Thursday, December 9, 2010

Ideal Breeding Sites Recommended for Indian Bustards

Great Indian Bustard

Recently, environmentalists have expressed their concern over the lack of suitable breeding sites for the critically endangered great Indian bustard. This magnificent species of bird's population plummeted drastically in Solapur district's Nannaj Wildlife Sanctuary. A man named Pramod Patil, who has been active and protecting the bird, has written a letter to Environment Minister Jairam Ramesh and the forest department urging them to accept the acclaimed 434 hectares of privately owned inside the sanctuary. This acquisition was recommended by the Bombay Natural History Society several years ago. Mr. Patil described the land as cutting across the core area of the sanctuary in the letter. Furthermore, the acceptance of this land would lead to forming of continuous grassland habitat that can be made into use by the birds for breeding. He also stated that the providing of undisturbed breeding sites is crucial for the bustards. Since last three years, he has not been getting record, due to heavy grazing, human interference, and heavy vehicles. He also hopes that this acquisition will happen before these birds become extinct.

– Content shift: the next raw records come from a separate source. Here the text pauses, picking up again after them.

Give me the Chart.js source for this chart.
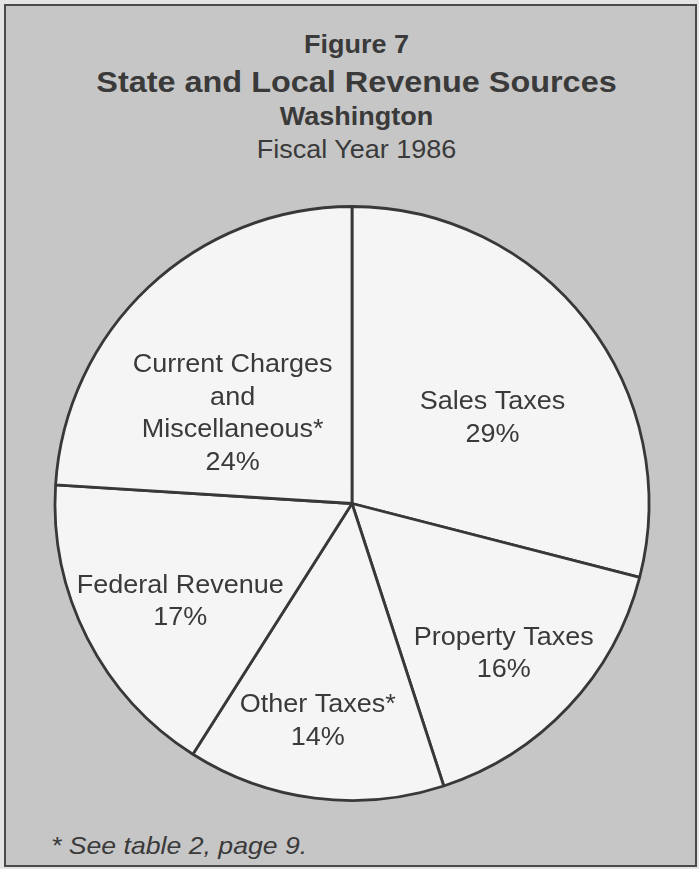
<!DOCTYPE html>
<html>
<head>
<meta charset="utf-8">
<script src="https://cdn.jsdelivr.net/npm/chart.js@4.4.1/dist/chart.umd.min.js"></script>
<style>
  html, body { margin: 0; padding: 0; }
  body { width: 699px; height: 869px; background: #e4e4e4; position: relative; overflow: hidden;
         font-family: "Liberation Sans", Arial, Helvetica, sans-serif; color: #3a3a3a; }
  .frame { position: absolute; left: 4px; top: 4px; width: 689px; height: 859px;
           border: 2px solid #4a4a4a; background: #c6c6c6; }
  .head { position: absolute; left: 7px; width: 699px; text-align: center; white-space: nowrap;
          line-height: 1; transform: scaleX(1.08); transform-origin: 50% 50%; }
  #fig { top: 32px; font-weight: bold; font-size: 25px; }
  #ttl { top: 67px; font-weight: bold; font-size: 30px; }
  #loc { top: 104px; font-weight: bold; font-size: 25px; }
  #yr  { top: 137px; font-size: 25px; }
  #note { position: absolute; left: 51px; top: 834px; font-style: italic; font-size: 24px;
          line-height: 1; white-space: nowrap; transform: scaleX(1.11); transform-origin: 0 50%; }
  #wrap { position: absolute; left: 0; top: 0; width: 699px; height: 869px; }
</style>
</head>
<body>
<div class="frame"></div>
<div class="head" id="fig">Figure 7</div>
<div class="head" id="ttl">State and Local Revenue Sources</div>
<div class="head" id="loc">Washington</div>
<div class="head" id="yr">Fiscal Year 1986</div>
<div id="note">* See table 2, page 9.</div>
<div id="wrap"><canvas id="pie"></canvas></div>
<script>
// Revenue shares, percent of total (clockwise from 12 o'clock)
const categories = ["Sales Taxes", "Property Taxes", "Other Taxes*", "Federal Revenue", "Current Charges and Miscellaneous*"];
const shares = [29, 16, 14, 17, 24];
// Text lines printed inside each slice (the share is added as the last line)
const labelLines = [
  ["Sales Taxes"],
  ["Property Taxes"],
  ["Other Taxes*"],
  ["Federal Revenue"],
  ["Current Charges", "and", "Miscellaneous*"]
];
// Where each slice's text block sits: angle shift from the slice middle (deg) and fraction of radius
const labelPlace = [
  { dAngle: 5.4,  r: 0.56 },
  { dAngle: 0.8,  r: 0.71 },
  { dAngle: 1.9,  r: 0.73 },
  { dAngle: -1.8, r: 0.66 },
  { dAngle: -8.8, r: 0.51 }
];

const sliceText = {
  id: 'sliceText',
  afterDatasetsDraw(chart) {
    const ctx = chart.ctx;
    const meta = chart.getDatasetMeta(0);
    const lineH = 32.5;
    ctx.save();
    ctx.fillStyle = '#3a3a3a';
    ctx.font = '25px "Liberation Sans", Arial, sans-serif';
    ctx.textAlign = 'center';
    ctx.textBaseline = 'alphabetic';
    meta.data.forEach((arc, i) => {
      const p = arc.getProps(['x', 'y', 'startAngle', 'endAngle', 'outerRadius'], true);
      const mid = (p.startAngle + p.endAngle) / 2 + labelPlace[i].dAngle * Math.PI / 180;
      const rr = p.outerRadius * labelPlace[i].r;
      const cx = p.x + Math.cos(mid) * rr;
      const cy = p.y + Math.sin(mid) * rr;
      const lines = labelLines[i].concat([shares[i] + '%']);
      const top = cy - (lines.length - 1) * lineH / 2;
      lines.forEach((t, k) => {
        ctx.save();
        // baseline sits half a cap height below the line's centre
        ctx.translate(cx, top + k * lineH + 11);
        ctx.scale(1.08, 1);
        ctx.fillText(t, 0, 0);
        ctx.restore();
      });
    });
    ctx.restore();
  }
};

new Chart(document.getElementById('pie'), {
  type: 'pie',
  data: {
    labels: categories,
    datasets: [{
      data: shares,
      backgroundColor: '#f5f5f5',
      borderColor: '#383838',
      borderWidth: 2.8,
      borderAlign: 'center',
      radius: 297
    }]
  },
  options: {
    responsive: true,
    maintainAspectRatio: false,
    animation: false,
    events: [],
    layout: { padding: { left: 40, right: 35, top: 190, bottom: 52 } },
    plugins: { legend: { display: false }, tooltip: { enabled: false }, title: { display: false } }
  },
  plugins: [sliceText]
});
</script>
</body>
</html>
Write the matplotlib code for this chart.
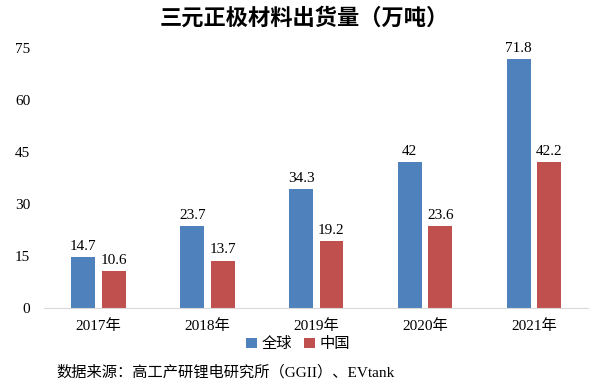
import numpy as np
import matplotlib.pyplot as plt

plt.rcParams['font.family'] = ['Liberation Serif', 'Noto Sans CJK SC']

years = ['2017年', '2018年', '2019年', '2020年', '2021年']
world = [14.7, 23.7, 34.3, 42, 71.8]
china = [10.6, 13.7, 19.2, 23.6, 42.2]
world_lbl = ['14.7', '23.7', '34.3', '42', '71.8']
china_lbl = ['10.6', '13.7', '19.2', '23.6', '42.2']

blue = '#4F81BD'
red = '#C0504D'

fig = plt.figure(figsize=(5.9, 3.87), dpi=100)
ax = fig.add_axes([0.075, 0.204, 0.922, 0.672])

x = np.arange(len(years))
w = 0.22
b1 = ax.bar(x - 0.14, world, w, color=blue, label='全球')
b2 = ax.bar(x + 0.14, china, w, color=red, label='中国')
ax.bar_label(b1, labels=world_lbl, padding=3, fontsize=11)
ax.bar_label(b2, labels=china_lbl, padding=3, fontsize=11)

ax.set_xlim(-0.5, 4.5)
ax.set_ylim(0, 75)
ax.set_yticks([0, 15, 30, 45, 60, 75])
ax.set_xticks(x)
ax.set_xticklabels(years, fontsize=11)
ax.tick_params(axis='y', labelsize=11, length=0, pad=10)
ax.tick_params(axis='x', length=0, pad=8)
for s in ['top', 'right', 'left']:
    ax.spines[s].set_visible(False)
ax.spines['bottom'].set_color('#D9D9D9')

fig.text(0.515, 0.953, '三元正极材料出货量（万吨）', ha='center', va='center',
         fontsize=16, fontweight='bold', family='Noto Sans CJK SC')
fig.legend(loc='center', bbox_to_anchor=(0.505, 0.11), ncol=2, frameon=False,
           fontsize=11, handlelength=0.7, handleheight=0.7, handletextpad=0.3,
           columnspacing=0.8, borderaxespad=0)
fig.text(0.095, 0.038, '数据来源：高工产研锂电研究所（GGII）、EVtank', ha='left',
         va='center', fontsize=11)

fig.savefig('out.png', dpi=100)
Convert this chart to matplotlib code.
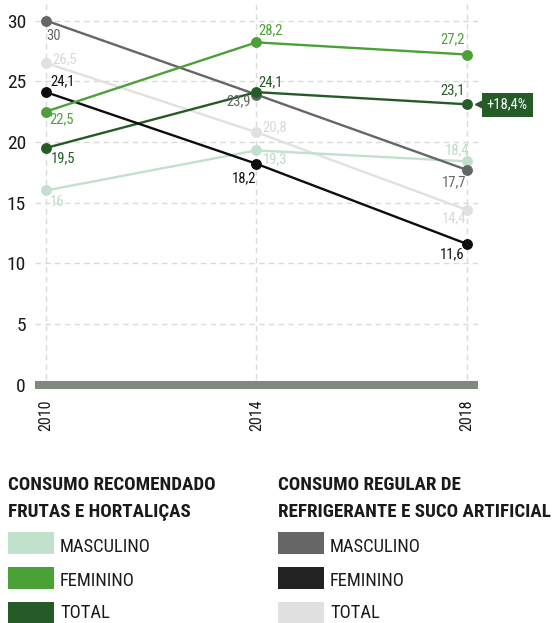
import matplotlib
matplotlib.use('Agg')
import matplotlib.pyplot as plt
from matplotlib import font_manager as fm
import matplotlib.transforms as mtransforms
from matplotlib.patches import Rectangle

# ---------------- data ----------------
years = [2010, 2014, 2018]
fruta_masc = [16.0, 19.3, 18.4]
fruta_fem = [22.5, 28.2, 27.2]
fruta_total = [19.5, 24.1, 23.1]
refri_masc = [30.0, 23.9, 17.7]
refri_fem = [24.1, 18.2, 11.6]
refri_total = [26.5, 20.8, 14.4]
y_ticks = [0, 5, 10, 15, 20, 25, 30]
title_fruta = ["CONSUMO RECOMENDADO", "FRUTAS E HORTALIÇAS"]
title_refri = ["CONSUMO REGULAR DE", "REFRIGERANTE E SUCO ARTIFICIAL"]
legend_labels = ["MASCULINO", "FEMININO", "TOTAL"]
highlight_text = "+18,4%"

# ---------------- font ----------------
names = {f.name for f in fm.fontManager.ttflist}
if 'Roboto Condensed' in names:
    FONT = dict(family=['Roboto Condensed', 'DejaVu Sans'])
elif 'Liberation Sans Narrow' in names:
    FONT = dict(family=['Liberation Sans Narrow', 'DejaVu Sans'])
else:
    FONT = dict(family=['DejaVu Sans'], stretch='condensed')

W, H = 560, 623
fig = plt.figure(figsize=(W / 100, H / 100), dpi=100)


def fx(px):
    return px / W


def fy(py):
    return 1 - py / H


ax_l, ax_r, ax_t, ax_b = 35, 477.7, 0, 389.3
ax = fig.add_axes([fx(ax_l), fy(ax_b), (ax_r - ax_l) / W, (ax_b - ax_t) / H])
ax.set_xlim(2009.791, 2018.209)
ax.set_ylim(-0.38, 31.69)
for s in ax.spines.values():
    s.set_visible(False)

grid_c = '#dadada'
for yv in y_ticks[1:]:
    ax.axhline(yv, color=grid_c, lw=1, ls=(0, (4, 3)), zorder=0)
for xv in years:
    ax.axvline(xv, color=grid_c, lw=1, ls=(0, (4, 3)), zorder=0)
ax.axhline(0, color='#7f897d', lw=5.8, zorder=1, solid_capstyle='butt')

ax.set_yticks(y_ticks)
ax.set_yticklabels([str(v) for v in y_ticks])
ax.set_xticks(years)
ax.set_xticklabels([str(y) for y in years], rotation=90)
ax.tick_params(axis='y', length=0, pad=6.5, labelsize=14, labelcolor='#1a1a1a')
ax.tick_params(axis='x', length=0, pad=7, labelsize=11.5, labelcolor='#1a1a1a')
for lab in ax.get_yticklabels() + ax.get_xticklabels():
    lab.set_fontfamily(FONT['family'])
    if 'stretch' in FONT:
        lab.set_fontstretch(FONT['stretch'])
for lab in ax.get_xticklabels():
    lab.set_va('top')


def fmt(v):
    s = f"{v:.1f}".replace('.', ',')
    return s[:-2] if s.endswith(',0') else s


series = [
    # values, line color, label color, zorder, label offsets (px, y down)
    (refri_total, '#e1e1e1', '#d9d9d9', 2, [(19, -3.5), (18.5, -4.5), (-13, 8.7)]),
    (fruta_masc, '#c1e1cd', '#bcdcc8', 3, [(11, 11.7), (19, 9), (-10, -11.5)]),
    (refri_masc, '#666666', '#666666', 4, [(8, 15), (-17.7, 6.3), (-12.7, 12.7)]),
    (fruta_total, '#245b27', '#245b27', 5, [(17, 10.5), (14, -9.4), (-13.7, -13.7)]),
    (refri_fem, '#0d0d0d', '#111111', 6, [(16.5, -11), (-12, 14.3), (-15, 10)]),
    (fruta_fem, '#4aa136', '#4aa136', 7, [(16, 8), (14.7, -11.7), (-14.5, -15.3)]),
]

for vals, lc, tc, z, offs in series:
    ax.plot(years, vals, color=lc, lw=1.7, marker='o', ms=6.8, zorder=z, clip_on=False)
    for xv, yv, (dx, dy) in zip(years, vals, offs):
        ax.annotate(fmt(yv), (xv, yv), xytext=(dx, -dy), textcoords='offset pixels',
                    ha='center', va='center', fontsize=10.5, color=tc, zorder=10, **FONT)

# highlight box
hx, hy = years[-1], fruta_total[-1]
ax.annotate(highlight_text, (hx, hy), xytext=(40.5, -0.5), textcoords='offset pixels',
            ha='center', va='center', fontsize=10.5, color='white', zorder=12,
            bbox=dict(boxstyle='square,pad=0.35', fc='#245b27', ec='none'),
            annotation_clip=False, **FONT)
tri_tr = mtransforms.offset_copy(ax.transData, fig=fig, x=13.5, y=0.5, units='dots')
ax.plot([hx], [hy], marker='<', ms=7, color='#245b27', transform=tri_tr, clip_on=False, zorder=11)

# ---------------- legend ----------------
title_kw = dict(fontsize=13.7, color='#1a1a1a', fontweight='bold', va='baseline', ha='left')
item_kw = dict(fontsize=13.3, color='#1a1a1a', va='baseline', ha='left')

fruta_colors = ['#c1e1cd', '#4aa136', '#245b27']
refri_colors = ['#666666', '#222222', '#e1e1e1']
item_baselines = [552, 586, 618]

for col_x, titles, cols in [(8, title_fruta, fruta_colors), (278, title_refri, refri_colors)]:
    fig.text(fx(col_x), fy(490), titles[0], **title_kw, **FONT)
    fig.text(fx(col_x), fy(517), titles[1], **title_kw, **FONT)
    for i, (lab, c) in enumerate(zip(legend_labels, cols)):
        top = 532 + i * 35
        fig.patches.append(Rectangle((fx(col_x), fy(top + 22)), 46 / W, 22 / H,
                                     transform=fig.transFigure, fc=c, ec='none'))
        fig.text(fx(col_x + 52), fy(item_baselines[i]), lab, **item_kw, **FONT)

fig.savefig('out.png', dpi=100)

I also hope that Mr. Patil's letter urging this acquisition will be taken into effect. The great Indian bustard is one of the most magnificent species of birds that had suffered during the ancient times as a gourmet delicacy for the Mughal emperors and later to British soldiers. While its numbers have been stable in different semi-arid parts of India, the Nannaj Wildlife Sanctuary has experienced a major decline in populations. I feel that it is extremely important and crucial to have proper breeding sites for these birds, along with education on their ecological importance. These methods had been used in the U.S to bring the California condor back from the brink of extinction. Now, it appears that the bustard is on that brink. If the Indian Government does not take the initiative in using these tactics along with conservation groups, then the Indian bustard will certainly disappear from Indian soil.